◆ Provided information
──────────
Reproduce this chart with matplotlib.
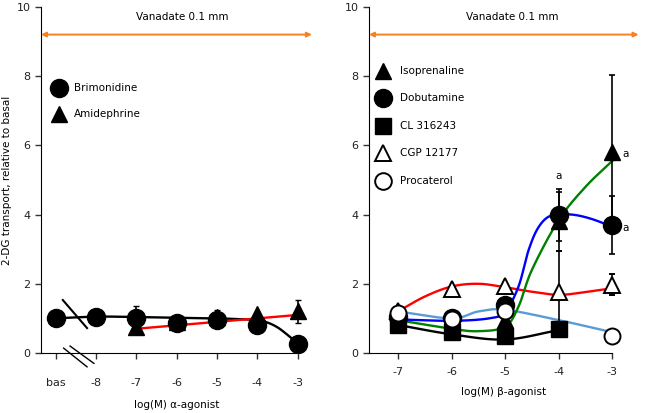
──────────
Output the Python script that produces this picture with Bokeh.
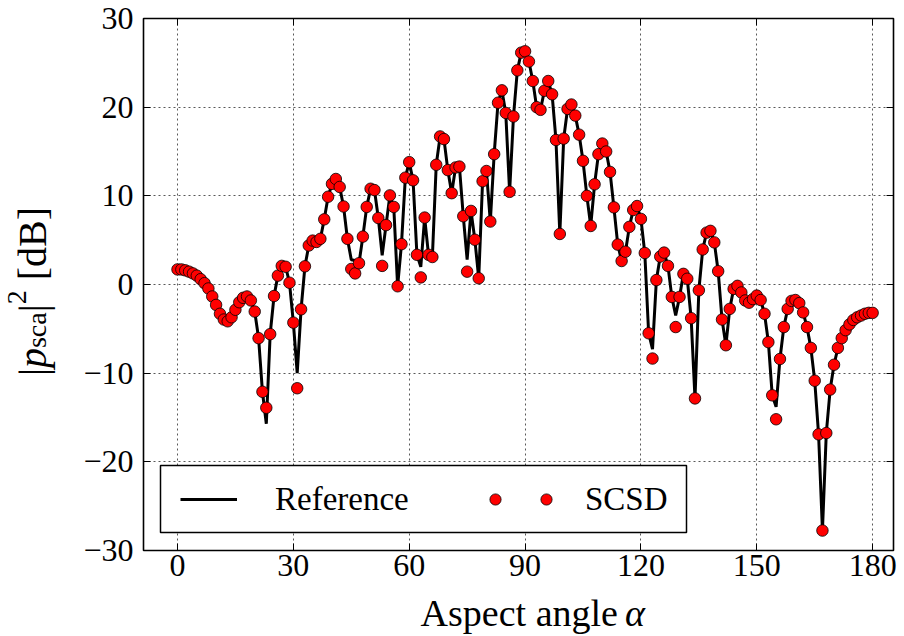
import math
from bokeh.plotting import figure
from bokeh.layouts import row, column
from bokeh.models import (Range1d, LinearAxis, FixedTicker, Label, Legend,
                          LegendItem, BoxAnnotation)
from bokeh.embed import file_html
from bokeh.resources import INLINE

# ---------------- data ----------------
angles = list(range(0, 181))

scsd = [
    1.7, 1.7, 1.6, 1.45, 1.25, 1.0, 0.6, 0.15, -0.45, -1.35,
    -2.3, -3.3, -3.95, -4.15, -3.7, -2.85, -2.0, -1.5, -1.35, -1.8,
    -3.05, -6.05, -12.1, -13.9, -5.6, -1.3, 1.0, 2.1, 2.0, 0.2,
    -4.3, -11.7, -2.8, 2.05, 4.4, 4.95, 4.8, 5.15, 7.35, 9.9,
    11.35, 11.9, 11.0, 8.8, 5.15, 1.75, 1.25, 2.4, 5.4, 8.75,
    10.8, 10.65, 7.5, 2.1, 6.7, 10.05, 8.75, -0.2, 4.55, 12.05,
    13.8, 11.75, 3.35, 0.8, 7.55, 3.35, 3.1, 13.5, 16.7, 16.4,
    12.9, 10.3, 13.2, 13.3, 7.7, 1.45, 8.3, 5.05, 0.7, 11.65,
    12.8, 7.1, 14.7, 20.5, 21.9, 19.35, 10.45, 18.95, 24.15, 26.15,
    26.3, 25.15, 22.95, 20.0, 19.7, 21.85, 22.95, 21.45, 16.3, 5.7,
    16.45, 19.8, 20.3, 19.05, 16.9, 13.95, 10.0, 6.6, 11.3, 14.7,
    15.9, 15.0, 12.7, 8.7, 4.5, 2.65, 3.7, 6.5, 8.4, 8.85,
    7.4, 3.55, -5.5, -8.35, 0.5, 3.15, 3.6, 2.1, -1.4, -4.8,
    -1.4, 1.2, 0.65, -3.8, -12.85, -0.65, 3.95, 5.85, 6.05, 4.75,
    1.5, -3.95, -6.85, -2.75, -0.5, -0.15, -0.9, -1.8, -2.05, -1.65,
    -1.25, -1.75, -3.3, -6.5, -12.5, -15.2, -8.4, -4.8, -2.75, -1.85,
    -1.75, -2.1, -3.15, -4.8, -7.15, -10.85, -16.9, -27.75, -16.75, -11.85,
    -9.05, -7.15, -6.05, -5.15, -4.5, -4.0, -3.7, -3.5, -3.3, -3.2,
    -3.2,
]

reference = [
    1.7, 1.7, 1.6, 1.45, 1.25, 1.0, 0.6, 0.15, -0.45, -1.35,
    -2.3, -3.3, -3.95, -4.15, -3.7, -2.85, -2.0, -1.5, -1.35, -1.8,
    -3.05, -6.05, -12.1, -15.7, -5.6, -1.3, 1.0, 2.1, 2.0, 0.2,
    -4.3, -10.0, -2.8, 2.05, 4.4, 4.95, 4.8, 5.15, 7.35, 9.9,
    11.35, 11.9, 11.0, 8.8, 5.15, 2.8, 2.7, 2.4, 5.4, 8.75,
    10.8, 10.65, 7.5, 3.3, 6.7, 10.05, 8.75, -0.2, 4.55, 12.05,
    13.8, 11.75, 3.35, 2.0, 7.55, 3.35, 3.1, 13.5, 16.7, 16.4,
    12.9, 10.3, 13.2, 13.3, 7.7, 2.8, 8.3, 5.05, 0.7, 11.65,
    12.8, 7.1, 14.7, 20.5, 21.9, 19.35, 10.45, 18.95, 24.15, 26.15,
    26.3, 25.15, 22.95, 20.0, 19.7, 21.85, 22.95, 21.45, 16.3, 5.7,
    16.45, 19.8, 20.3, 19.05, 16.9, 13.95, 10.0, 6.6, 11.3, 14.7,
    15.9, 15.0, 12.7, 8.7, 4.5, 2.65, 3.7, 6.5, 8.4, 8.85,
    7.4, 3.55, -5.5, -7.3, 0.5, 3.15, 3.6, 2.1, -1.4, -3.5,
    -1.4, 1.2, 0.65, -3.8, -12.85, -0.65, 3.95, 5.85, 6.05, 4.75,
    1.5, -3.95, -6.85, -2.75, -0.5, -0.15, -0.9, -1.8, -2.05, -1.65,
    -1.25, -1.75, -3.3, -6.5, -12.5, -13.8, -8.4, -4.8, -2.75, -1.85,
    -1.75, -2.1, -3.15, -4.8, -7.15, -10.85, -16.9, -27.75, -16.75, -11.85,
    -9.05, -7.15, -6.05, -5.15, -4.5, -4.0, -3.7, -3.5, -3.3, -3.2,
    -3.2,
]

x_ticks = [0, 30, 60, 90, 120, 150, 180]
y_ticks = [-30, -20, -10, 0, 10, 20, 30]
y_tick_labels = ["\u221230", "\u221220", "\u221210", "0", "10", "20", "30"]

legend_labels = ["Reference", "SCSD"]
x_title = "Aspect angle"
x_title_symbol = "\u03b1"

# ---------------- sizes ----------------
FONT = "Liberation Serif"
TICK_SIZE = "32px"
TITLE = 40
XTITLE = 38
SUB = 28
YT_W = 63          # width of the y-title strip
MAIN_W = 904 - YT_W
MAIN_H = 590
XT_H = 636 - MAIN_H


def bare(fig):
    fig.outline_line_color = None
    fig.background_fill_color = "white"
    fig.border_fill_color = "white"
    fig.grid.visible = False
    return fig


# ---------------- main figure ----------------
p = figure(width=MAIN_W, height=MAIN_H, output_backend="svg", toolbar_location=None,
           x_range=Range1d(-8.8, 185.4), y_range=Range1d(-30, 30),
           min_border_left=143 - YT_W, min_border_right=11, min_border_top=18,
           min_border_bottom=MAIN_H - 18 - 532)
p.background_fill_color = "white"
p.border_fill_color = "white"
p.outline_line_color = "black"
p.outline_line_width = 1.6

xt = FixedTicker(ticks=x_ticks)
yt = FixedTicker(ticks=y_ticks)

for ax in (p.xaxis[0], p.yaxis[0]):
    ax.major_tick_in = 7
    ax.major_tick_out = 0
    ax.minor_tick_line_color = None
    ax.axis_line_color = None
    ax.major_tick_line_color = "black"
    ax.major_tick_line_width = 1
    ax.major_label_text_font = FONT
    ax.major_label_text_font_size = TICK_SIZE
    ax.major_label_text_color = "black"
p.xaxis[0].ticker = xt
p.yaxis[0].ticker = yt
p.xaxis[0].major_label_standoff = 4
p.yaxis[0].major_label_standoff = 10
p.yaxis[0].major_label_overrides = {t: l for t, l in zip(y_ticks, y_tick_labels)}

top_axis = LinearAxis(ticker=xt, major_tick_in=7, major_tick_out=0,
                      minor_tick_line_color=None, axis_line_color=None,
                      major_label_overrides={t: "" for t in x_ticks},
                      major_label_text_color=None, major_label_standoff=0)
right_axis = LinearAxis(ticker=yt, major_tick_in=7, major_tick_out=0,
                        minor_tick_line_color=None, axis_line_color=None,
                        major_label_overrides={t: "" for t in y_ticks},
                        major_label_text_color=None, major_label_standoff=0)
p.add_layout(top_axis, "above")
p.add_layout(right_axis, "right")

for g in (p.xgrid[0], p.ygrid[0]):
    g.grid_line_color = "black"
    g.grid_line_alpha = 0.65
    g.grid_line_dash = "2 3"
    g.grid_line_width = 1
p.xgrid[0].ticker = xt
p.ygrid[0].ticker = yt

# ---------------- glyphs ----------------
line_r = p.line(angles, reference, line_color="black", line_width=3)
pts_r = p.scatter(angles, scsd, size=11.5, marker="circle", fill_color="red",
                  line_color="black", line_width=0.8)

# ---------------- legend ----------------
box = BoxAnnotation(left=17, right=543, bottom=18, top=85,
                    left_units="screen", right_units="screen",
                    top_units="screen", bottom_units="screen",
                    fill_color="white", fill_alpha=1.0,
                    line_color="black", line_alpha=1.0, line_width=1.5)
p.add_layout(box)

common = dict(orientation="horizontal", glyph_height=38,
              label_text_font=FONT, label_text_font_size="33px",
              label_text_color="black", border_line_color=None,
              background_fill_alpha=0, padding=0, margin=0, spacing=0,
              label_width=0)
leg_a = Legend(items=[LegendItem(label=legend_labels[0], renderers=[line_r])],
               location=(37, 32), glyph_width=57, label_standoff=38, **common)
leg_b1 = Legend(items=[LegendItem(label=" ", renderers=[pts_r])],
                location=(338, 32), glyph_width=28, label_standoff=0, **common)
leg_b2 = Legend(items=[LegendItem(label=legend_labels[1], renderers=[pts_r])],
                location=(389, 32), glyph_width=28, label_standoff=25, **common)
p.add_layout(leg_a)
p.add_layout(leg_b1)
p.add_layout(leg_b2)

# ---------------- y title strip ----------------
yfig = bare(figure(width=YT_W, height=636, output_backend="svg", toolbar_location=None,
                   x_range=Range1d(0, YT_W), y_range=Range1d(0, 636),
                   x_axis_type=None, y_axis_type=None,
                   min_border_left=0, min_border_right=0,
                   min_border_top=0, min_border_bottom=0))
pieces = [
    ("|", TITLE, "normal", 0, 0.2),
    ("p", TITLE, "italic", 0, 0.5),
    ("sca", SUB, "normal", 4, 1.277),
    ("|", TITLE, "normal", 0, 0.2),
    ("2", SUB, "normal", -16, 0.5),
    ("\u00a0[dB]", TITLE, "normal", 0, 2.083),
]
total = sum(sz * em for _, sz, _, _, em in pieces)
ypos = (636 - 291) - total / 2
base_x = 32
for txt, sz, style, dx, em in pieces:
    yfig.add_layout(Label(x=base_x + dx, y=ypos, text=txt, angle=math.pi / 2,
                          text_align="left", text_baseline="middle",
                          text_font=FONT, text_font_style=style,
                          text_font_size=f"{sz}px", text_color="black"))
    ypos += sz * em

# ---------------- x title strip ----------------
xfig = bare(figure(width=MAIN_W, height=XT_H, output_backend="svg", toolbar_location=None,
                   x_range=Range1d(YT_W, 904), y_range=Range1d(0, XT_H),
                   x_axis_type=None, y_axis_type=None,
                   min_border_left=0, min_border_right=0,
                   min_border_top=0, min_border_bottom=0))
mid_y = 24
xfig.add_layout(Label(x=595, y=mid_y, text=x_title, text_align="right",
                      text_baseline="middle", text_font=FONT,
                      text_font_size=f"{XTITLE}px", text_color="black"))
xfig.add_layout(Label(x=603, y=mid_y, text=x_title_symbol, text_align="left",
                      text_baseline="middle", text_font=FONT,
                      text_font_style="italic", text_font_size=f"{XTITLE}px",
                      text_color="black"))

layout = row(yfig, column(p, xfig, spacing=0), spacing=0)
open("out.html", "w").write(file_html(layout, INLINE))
──────────
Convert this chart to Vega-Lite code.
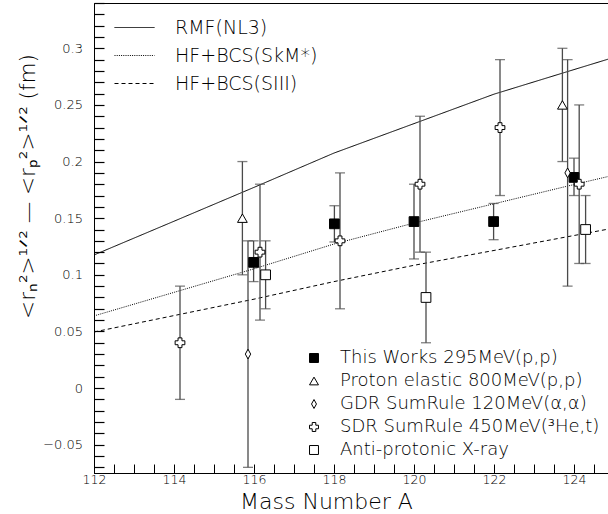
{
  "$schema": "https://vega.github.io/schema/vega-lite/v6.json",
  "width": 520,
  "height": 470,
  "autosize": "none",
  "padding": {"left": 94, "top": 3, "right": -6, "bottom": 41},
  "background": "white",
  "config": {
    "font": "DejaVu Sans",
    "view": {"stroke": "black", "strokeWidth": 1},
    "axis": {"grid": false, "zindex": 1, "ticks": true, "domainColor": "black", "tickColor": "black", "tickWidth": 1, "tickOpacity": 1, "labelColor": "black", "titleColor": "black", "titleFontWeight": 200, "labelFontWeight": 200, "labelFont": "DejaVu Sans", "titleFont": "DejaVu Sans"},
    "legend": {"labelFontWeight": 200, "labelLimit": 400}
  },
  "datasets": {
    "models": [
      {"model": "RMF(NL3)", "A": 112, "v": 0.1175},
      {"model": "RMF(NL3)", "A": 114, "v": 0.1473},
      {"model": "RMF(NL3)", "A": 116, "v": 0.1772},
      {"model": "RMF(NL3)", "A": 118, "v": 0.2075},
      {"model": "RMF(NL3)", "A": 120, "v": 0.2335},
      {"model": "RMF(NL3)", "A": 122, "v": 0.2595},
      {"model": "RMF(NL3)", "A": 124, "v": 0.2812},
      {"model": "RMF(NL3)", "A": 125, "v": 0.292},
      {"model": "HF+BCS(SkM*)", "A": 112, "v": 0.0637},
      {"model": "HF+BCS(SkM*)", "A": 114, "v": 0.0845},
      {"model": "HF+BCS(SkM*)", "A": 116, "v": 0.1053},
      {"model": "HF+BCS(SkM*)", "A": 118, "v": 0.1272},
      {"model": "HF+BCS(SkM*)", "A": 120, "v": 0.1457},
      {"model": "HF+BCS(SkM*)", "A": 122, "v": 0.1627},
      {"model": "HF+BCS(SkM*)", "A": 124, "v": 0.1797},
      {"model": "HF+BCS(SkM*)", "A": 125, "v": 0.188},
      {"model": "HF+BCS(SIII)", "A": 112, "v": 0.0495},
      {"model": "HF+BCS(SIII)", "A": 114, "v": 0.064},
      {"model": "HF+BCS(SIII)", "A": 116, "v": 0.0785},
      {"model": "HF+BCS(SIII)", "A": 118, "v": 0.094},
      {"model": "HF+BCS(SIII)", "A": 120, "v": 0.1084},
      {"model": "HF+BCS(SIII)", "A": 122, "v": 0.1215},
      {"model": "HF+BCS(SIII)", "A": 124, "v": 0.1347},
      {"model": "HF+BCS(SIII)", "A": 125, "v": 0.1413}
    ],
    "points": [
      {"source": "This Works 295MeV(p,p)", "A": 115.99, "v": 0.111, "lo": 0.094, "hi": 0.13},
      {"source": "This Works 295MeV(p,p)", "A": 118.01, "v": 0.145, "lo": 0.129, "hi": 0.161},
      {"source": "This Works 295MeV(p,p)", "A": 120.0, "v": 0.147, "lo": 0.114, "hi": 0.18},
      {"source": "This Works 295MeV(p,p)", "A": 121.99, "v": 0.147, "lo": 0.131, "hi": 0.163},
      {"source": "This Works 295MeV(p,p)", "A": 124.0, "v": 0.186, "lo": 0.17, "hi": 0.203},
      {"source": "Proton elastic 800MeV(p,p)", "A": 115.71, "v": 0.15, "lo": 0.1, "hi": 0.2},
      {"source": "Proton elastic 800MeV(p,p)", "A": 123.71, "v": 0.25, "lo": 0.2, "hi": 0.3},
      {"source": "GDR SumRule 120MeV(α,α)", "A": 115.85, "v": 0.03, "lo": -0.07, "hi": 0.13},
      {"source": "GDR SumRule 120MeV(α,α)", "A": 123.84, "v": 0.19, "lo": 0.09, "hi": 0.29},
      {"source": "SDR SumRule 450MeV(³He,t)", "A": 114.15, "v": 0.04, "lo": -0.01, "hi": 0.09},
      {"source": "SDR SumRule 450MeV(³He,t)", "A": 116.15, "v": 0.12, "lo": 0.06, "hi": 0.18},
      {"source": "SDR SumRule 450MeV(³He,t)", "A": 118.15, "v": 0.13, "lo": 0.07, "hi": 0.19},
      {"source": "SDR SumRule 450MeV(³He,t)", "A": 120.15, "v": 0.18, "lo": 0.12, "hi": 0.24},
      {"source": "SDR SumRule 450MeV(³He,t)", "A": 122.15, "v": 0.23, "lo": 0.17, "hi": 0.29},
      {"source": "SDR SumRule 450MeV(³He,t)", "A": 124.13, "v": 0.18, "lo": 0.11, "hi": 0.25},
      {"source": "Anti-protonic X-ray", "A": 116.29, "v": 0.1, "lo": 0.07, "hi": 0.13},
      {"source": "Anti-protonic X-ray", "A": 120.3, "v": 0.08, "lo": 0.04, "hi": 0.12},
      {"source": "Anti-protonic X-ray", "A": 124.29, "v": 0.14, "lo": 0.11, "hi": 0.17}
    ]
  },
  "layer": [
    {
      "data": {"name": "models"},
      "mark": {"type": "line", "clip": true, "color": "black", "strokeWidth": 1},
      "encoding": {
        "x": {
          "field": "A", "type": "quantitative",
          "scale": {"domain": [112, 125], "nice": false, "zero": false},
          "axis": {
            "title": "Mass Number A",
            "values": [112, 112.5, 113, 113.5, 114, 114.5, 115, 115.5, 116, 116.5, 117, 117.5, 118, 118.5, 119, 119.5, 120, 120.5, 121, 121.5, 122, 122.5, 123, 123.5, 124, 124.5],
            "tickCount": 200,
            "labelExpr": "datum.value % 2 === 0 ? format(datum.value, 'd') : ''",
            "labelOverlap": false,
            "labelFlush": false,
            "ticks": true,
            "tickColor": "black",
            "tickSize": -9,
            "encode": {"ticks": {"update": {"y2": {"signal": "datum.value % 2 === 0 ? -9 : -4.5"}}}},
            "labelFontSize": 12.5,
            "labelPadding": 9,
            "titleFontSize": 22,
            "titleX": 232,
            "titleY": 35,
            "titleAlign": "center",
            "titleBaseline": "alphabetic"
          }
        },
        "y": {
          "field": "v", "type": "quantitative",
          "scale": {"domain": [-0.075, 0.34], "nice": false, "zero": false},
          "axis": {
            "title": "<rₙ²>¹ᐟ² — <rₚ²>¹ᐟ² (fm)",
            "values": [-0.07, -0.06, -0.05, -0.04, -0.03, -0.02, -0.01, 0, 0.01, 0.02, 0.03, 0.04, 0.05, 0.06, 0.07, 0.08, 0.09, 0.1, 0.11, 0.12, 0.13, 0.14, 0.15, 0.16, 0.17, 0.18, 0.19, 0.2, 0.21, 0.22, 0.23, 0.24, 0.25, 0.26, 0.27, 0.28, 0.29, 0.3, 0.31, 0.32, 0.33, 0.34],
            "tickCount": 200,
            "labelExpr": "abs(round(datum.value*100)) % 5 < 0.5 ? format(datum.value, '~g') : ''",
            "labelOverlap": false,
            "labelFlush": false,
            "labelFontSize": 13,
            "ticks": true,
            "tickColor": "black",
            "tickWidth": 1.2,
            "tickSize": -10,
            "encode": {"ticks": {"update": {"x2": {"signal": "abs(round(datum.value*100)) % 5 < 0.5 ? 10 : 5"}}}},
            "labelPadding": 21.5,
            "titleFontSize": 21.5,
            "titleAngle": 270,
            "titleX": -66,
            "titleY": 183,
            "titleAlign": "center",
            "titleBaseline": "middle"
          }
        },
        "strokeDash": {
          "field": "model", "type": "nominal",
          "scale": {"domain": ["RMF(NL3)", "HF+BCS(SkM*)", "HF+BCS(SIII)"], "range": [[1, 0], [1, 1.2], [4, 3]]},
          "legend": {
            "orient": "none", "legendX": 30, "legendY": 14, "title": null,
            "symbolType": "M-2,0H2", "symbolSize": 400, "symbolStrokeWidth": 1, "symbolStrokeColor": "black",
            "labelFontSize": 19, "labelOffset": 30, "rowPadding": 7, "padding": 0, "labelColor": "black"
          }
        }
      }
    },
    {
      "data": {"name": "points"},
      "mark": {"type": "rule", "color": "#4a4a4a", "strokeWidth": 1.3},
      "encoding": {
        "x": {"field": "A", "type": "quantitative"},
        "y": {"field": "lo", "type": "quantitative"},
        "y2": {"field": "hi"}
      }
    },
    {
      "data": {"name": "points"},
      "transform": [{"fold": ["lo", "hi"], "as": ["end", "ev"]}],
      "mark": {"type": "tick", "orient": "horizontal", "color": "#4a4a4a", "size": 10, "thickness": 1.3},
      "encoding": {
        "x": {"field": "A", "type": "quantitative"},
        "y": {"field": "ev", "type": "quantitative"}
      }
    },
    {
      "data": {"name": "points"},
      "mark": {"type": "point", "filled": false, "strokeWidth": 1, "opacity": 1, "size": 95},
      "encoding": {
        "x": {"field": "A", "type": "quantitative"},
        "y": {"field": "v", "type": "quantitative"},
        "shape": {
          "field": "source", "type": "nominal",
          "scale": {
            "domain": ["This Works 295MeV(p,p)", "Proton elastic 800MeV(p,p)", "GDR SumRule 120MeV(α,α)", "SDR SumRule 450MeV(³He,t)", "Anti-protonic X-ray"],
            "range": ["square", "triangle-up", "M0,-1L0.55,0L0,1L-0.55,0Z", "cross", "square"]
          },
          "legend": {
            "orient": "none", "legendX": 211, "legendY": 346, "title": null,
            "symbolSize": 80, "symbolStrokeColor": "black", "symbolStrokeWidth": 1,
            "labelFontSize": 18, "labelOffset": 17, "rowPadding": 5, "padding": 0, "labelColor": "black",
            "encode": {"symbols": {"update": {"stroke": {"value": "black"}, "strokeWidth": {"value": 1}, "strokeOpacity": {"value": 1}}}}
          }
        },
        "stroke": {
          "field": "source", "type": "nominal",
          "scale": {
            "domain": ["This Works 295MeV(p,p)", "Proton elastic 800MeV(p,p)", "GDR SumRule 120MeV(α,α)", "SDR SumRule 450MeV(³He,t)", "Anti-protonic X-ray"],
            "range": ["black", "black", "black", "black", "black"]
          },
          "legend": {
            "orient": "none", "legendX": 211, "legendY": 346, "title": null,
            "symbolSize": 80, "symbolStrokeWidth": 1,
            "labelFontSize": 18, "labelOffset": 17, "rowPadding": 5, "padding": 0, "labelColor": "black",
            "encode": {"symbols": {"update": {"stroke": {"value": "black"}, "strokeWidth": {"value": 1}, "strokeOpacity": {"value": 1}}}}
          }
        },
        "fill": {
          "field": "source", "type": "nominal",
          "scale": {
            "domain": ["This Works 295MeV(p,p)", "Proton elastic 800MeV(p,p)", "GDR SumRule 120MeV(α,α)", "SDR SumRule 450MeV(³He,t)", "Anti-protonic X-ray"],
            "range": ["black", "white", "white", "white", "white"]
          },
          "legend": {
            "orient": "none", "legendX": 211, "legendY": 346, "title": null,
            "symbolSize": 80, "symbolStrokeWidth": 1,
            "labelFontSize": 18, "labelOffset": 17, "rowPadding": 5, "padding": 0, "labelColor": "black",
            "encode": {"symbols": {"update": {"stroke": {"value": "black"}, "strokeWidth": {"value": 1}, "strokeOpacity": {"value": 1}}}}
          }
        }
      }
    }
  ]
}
──────────
Extract all lines from the data in which "with" is found.

Reproduce this chart with matplotlib.
Output the Python script that produces this picture with Bokeh.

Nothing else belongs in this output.